Dr Prempeh suggested that the 180 million Euro support by the Netherlands to Ghana to finance the water and sanitation sector, should be used for the development of water systems like bore holes, stand pipes and toilet facilities in schools, especially basic ones that lacked such facilities.
The facility is under the Ghana-Netherlands Water, Sanitation and Hygiene (WASH) programme which spans nine years.
Dr Prempeh called for the improvement in hygiene sanitation education, and asked the Government to provide more logistics to general sanitation improvement as well as paying waste contractors their monies on time.
On waste disposal challenges in the Manhyia South Constituency, Dr Prempeh said the area which is an “inner city constituency “needed to improve in the disposal of waste.
He was of the opinion that the policy of “pay as you dump” had not helped much.

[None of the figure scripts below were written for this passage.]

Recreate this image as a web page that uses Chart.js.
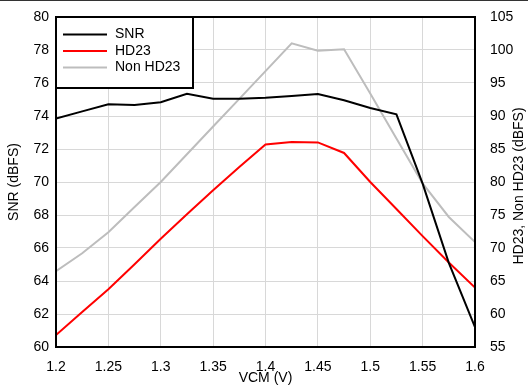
<!DOCTYPE html>
<html>
<head>
<meta charset="utf-8">
<script src="https://cdn.jsdelivr.net/npm/chart.js@4.4.0/dist/chart.umd.min.js"></script>
<style>
  html, body { margin: 0; padding: 0; background: #fff; }
  #wrap { width: 528px; height: 387px; }
</style>
</head>
<body>
<div id="wrap"><canvas id="chart" width="528" height="387"></canvas></div>
<script>
// VCM sweep (V)
const vcm = [1.2, 1.225, 1.25, 1.275, 1.3, 1.325, 1.35, 1.375, 1.4, 1.425, 1.45, 1.475, 1.5, 1.525, 1.55, 1.575, 1.6];
// SNR (dBFS), left axis
const snr = [73.84, 74.28, 74.71, 74.67, 74.83, 75.35, 75.05, 75.05, 75.1, 75.21, 75.33, 74.95, 74.48, 74.1, 69.9, 65.1, 61.2];
// HD23 (dBFS), right axis
const hd23 = [56.8, 60.3, 63.74, 67.53, 71.4, 75.1, 78.75, 82.27, 85.7, 86.05, 86.0, 84.4, 80.0, 75.9, 71.8, 67.8, 64.0];
// Non HD23 (dBFS), right axis
const nonHd23 = [66.5, 69.2, 72.4, 76.2, 80.0, 84.2, 88.4, 92.6, 96.8, 101.0, 99.9, 100.1, 93.4, 86.6, 79.8, 74.7, 70.9];

const FONT = '"Liberation Sans", Arial, sans-serif';

const colors = {
    snr: '#000000',
    hd23: '#ff0000',
    nonHd23: '#bdbdbd',
    grid: '#d8d8d8',
};

const toPoints = (ys) => vcm.map((x, i) => ({ x: x, y: ys[i] }));

// frame, legend box, right title and top rule
const decorations = {
    id: 'decorations',
    afterDraw(chart) {
        const ctx = chart.ctx;
        const a = chart.chartArea;
        ctx.save();

        ctx.fillStyle = '#333';
        ctx.fillRect(0, 0, chart.width, 1);

        ctx.strokeStyle = '#000';
        ctx.lineWidth = 2;
        ctx.strokeRect(a.left, a.top, a.right - a.left, a.bottom - a.top);

        // legend
        const lx = a.left, ly = a.top, lw = 137, lh = 71;
        ctx.fillStyle = '#fff';
        ctx.fillRect(lx, ly, lw, lh);
        ctx.strokeRect(lx, ly, lw, lh);
        ctx.font = '14px ' + FONT;
        ctx.textBaseline = 'middle';
        ctx.textAlign = 'left';
        chart.data.datasets.forEach((ds, i) => {
            const y = ly + 17.5 + i * 16.5;
            ctx.strokeStyle = ds.borderColor;
            ctx.lineWidth = 2;
            ctx.beginPath();
            ctx.moveTo(lx + 7, y);
            ctx.lineTo(lx + 51, y);
            ctx.stroke();
            ctx.fillStyle = '#000';
            ctx.fillText(ds.label, lx + 59, y);
        });

        // right axis title, reading bottom to top
        ctx.translate(519, (a.top + a.bottom) / 2 + 4);
        ctx.rotate(-Math.PI / 2);
        ctx.textAlign = 'center';
        ctx.fillStyle = '#000';
        ctx.fillText('HD23, Non HD23 (dBFS)', 0, 0);
        ctx.restore();
    }
};

const tickFont = { family: FONT, size: 14 };

new Chart(document.getElementById('chart').getContext('2d'), {
    type: 'line',
    data: {
        datasets: [
            { label: 'SNR', data: toPoints(snr), yAxisID: 'y', borderColor: colors.snr },
            { label: 'HD23', data: toPoints(hd23), yAxisID: 'y1', borderColor: colors.hd23 },
            { label: 'Non HD23', data: toPoints(nonHd23), yAxisID: 'y1', borderColor: colors.nonHd23 },
        ]
    },
    options: {
        responsive: false,
        animation: false,
        layout: { padding: { top: 17, left: 0, right: 0, bottom: 0 } },
        elements: {
            line: { borderWidth: 2, tension: 0, fill: false },
            point: { radius: 0 }
        },
        plugins: {
            legend: { display: false },
            tooltip: { enabled: false }
        },
        scales: {
            x: {
                type: 'linear',
                min: 1.2,
                max: 1.6,
                afterFit: (s) => { s.height = 40; },
                border: { display: false },
                grid: { color: colors.grid, drawTicks: false },
                ticks: {
                    stepSize: 0.025,
                    autoSkip: false,
                    maxRotation: 0,
                    padding: 12,
                    color: '#000',
                    font: tickFont,
                    callback: (v, i) => (i % 2 === 0 ? String(+v.toFixed(2)) : null)
                },
                title: {
                    display: true,
                    text: 'VCM (V)',
                    color: '#000',
                    font: tickFont,
                    padding: { top: 0, bottom: 0 }
                }
            },
            y: {
                position: 'left',
                min: 60,
                max: 80,
                afterFit: (s) => { s.width = 56; },
                border: { display: false },
                grid: { color: colors.grid, drawTicks: false },
                ticks: {
                    stepSize: 1,
                    autoSkip: false,
                    padding: 7,
                    color: '#000',
                    font: tickFont,
                    callback: (v) => (Math.round(v) % 2 === 0 ? String(Math.round(v)) : null)
                },
                title: {
                    display: true,
                    text: 'SNR (dBFS)',
                    color: '#000',
                    font: tickFont,
                    padding: { top: 6, bottom: 0 }
                }
            },
            y1: {
                position: 'right',
                min: 55,
                max: 105,
                afterFit: (s) => { s.width = 53; },
                border: { display: false },
                grid: { display: false },
                ticks: {
                    stepSize: 2.5,
                    autoSkip: false,
                    padding: 7,
                    color: '#000',
                    font: tickFont,
                    callback: (v) => (Math.abs(v % 5) < 1e-6 ? String(Math.round(v)) : null)
                }
            }
        }
    },
    plugins: [decorations]
});
</script>
</body>
</html>
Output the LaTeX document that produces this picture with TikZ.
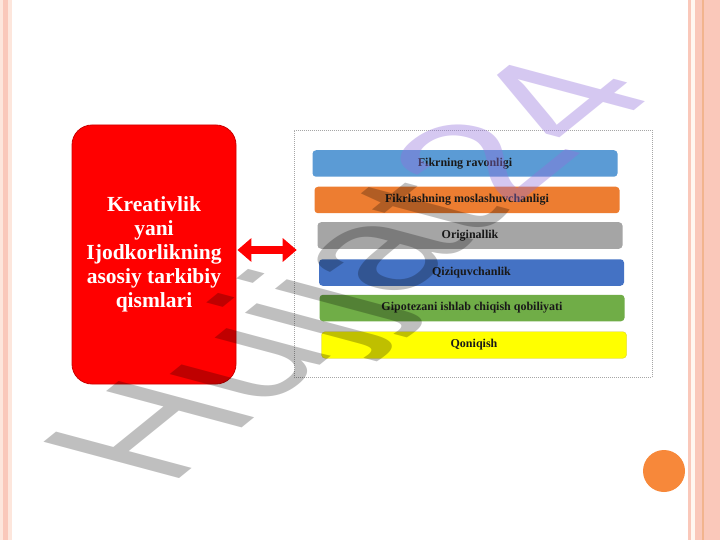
\documentclass[tikz,border=0pt]{standalone}
\usepackage{fontspec}
\setmainfont{Liberation Serif}
\newfontfamily\wmfont{Liberation Sans}
\usetikzlibrary{arrows.meta}
\definecolor{salmon1}{HTML}{FAC8BA}
\definecolor{salmonL}{HTML}{FDE6DC}
\definecolor{cream1}{HTML}{FFF7F0}
\definecolor{orline}{HTML}{F2B48E}
\definecolor{dotorange}{HTML}{F7883A}
\definecolor{boxred}{HTML}{FF0000}
\definecolor{cBlue}{HTML}{5B9BD5}
\definecolor{cOrange}{HTML}{ED7D31}
\definecolor{cGray}{HTML}{A5A5A5}
\definecolor{cDBlue}{HTML}{4472C4}
\definecolor{cGreen}{HTML}{70AD47}
\definecolor{cYellow}{HTML}{FFFF00}
\definecolor{wmpurple}{HTML}{9370DB}
\tikzset{
  redbox/.style={rectangle, rounded corners=20pt, fill=boxred, draw=boxred!80!black,
    line width=0.8pt, minimum width=164pt, minimum height=259pt, inner sep=0pt,
    text=white, align=center, font=\bfseries\fontsize{21.5}{24}\selectfont},
  framebox/.style={rectangle, draw=gray!70, line width=0.6pt, dash pattern=on 1pt off 1pt,
    minimum width=358pt, minimum height=247pt, inner sep=0pt},
  bar/.style={rectangle, rounded corners=3.5pt, minimum width=305pt, minimum height=26.5pt,
    inner sep=0pt, text=black!90, font=\bfseries\fontsize{12}{14}\selectfont},
  bigarrow/.style={draw=boxred, line width=7.5pt,
    {Triangle[length=14pt,width=23pt]}-{Triangle[length=14pt,width=23pt]}},
  wmark/.style={anchor=base west, inner sep=0pt, font=\wmfont\fontsize{100}{100}\selectfont,
    cm={1.345,1.089,-1.971,0.528,(0,0)}}
}
\begin{document}
\begin{tikzpicture}[x=1pt,y=-1pt]
\useasboundingbox (0,0) rectangle (720,540);
\fill[white] (0,0) rectangle (720,540);
% side borders
\fill[salmonL] (0,0) rectangle (3,540);
\fill[salmon1] (3,0) rectangle (7.5,540);
\fill[salmonL] (7.5,0) rectangle (12,540);
\fill[salmon1] (688,0) rectangle (720,540);
\fill[cream1] (690.5,0) rectangle (695,540);
\fill[orline] (701.5,0) rectangle (703.5,540);
% orange dot
\fill[dotorange] (664,471) circle[radius=21pt];
% main box
\node[redbox] (rb) at (154,254.5) {Kreativlik\\yani\\Ijodkorlikning\\asosiy tarkibiy\\qismlari};
% frame
\node[framebox] (fr) at (473,253.5) {};
% bars
\node[bar, fill=cBlue]   (b1) at (465,163.5) {Fikrning ravonligi};
\node[bar, fill=cOrange] (b2) at (467,200)   {Fikrlashning moslashuvchanligi};
\node[bar, fill=cGray]   (b3) at (470,235.5) {Originallik};
\node[bar, fill=cDBlue]  (b4) at (471.5,272.5) {Qiziquvchanlik};
\node[bar, fill=cGreen]  (b5) at (472,308)   {Gipotezani ishlab chiqish qobiliyati};
\node[bar, fill=cYellow, draw=yellow!80!black, line width=0.3pt] (b6) at (474,345) {Qoniqish};
% arrow
\draw[bigarrow] ([shift={(1,-4.5)}]rb.east) -- ([shift={(3,-3.5)}]fr.west);
% watermark
\begin{scope}[shift={(168,488)}]
\node[wmark, text opacity=0.25, text=black] (wm1) at (0,0) {Hujjat};
\end{scope}
\node[wmark, text opacity=0.38, text=wmpurple] (wm2) at (wm1.base east) {24};
\end{tikzpicture}
\end{document}
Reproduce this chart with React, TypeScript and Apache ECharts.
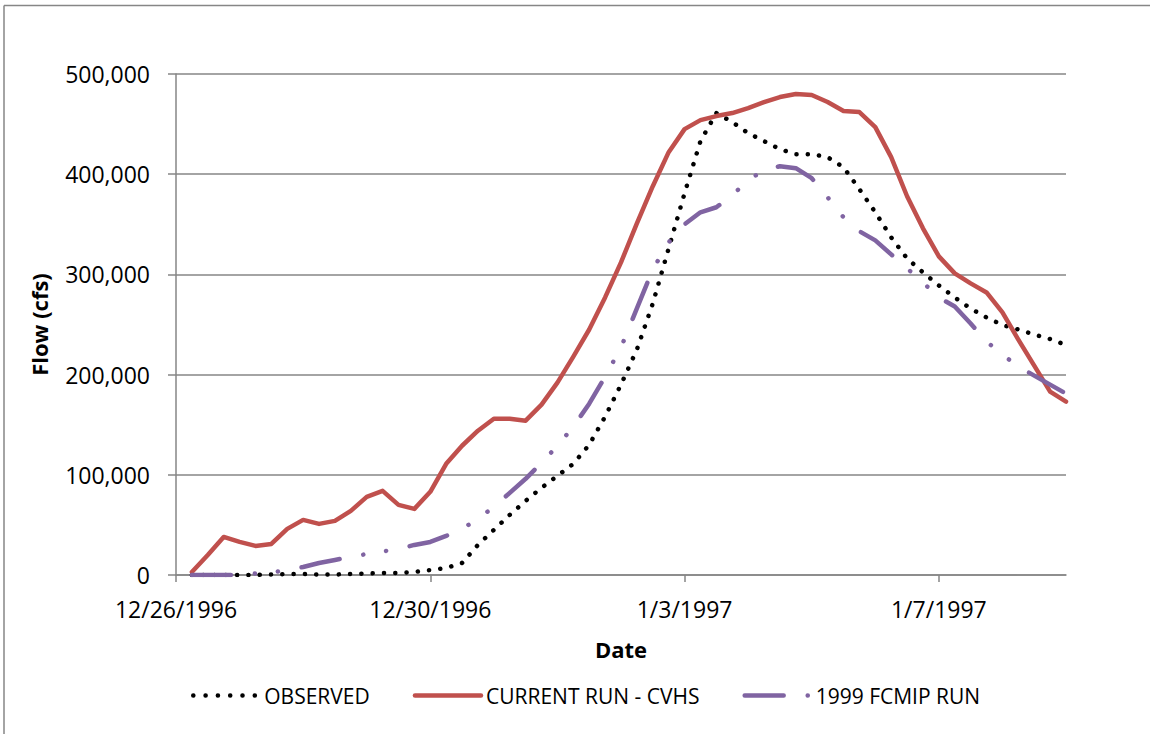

This, he said is because a number of children who are sent to dump refuse would rather spend “the 10 Ghana pesewas or the 20 Ghana pesewas” and dump the refuse elsewhere, leading to unsightly scenes of refuse at unapproved places and choked gutters, and overflow with safety hazards.
The Manhyia South MP made a strong case for sanitation, saying, the lack of it is a hindrance, not only to health, but also to economic and social issues of development.
“I don’t think we can achieve anything without proper sanitation,” Dr Prempeh said.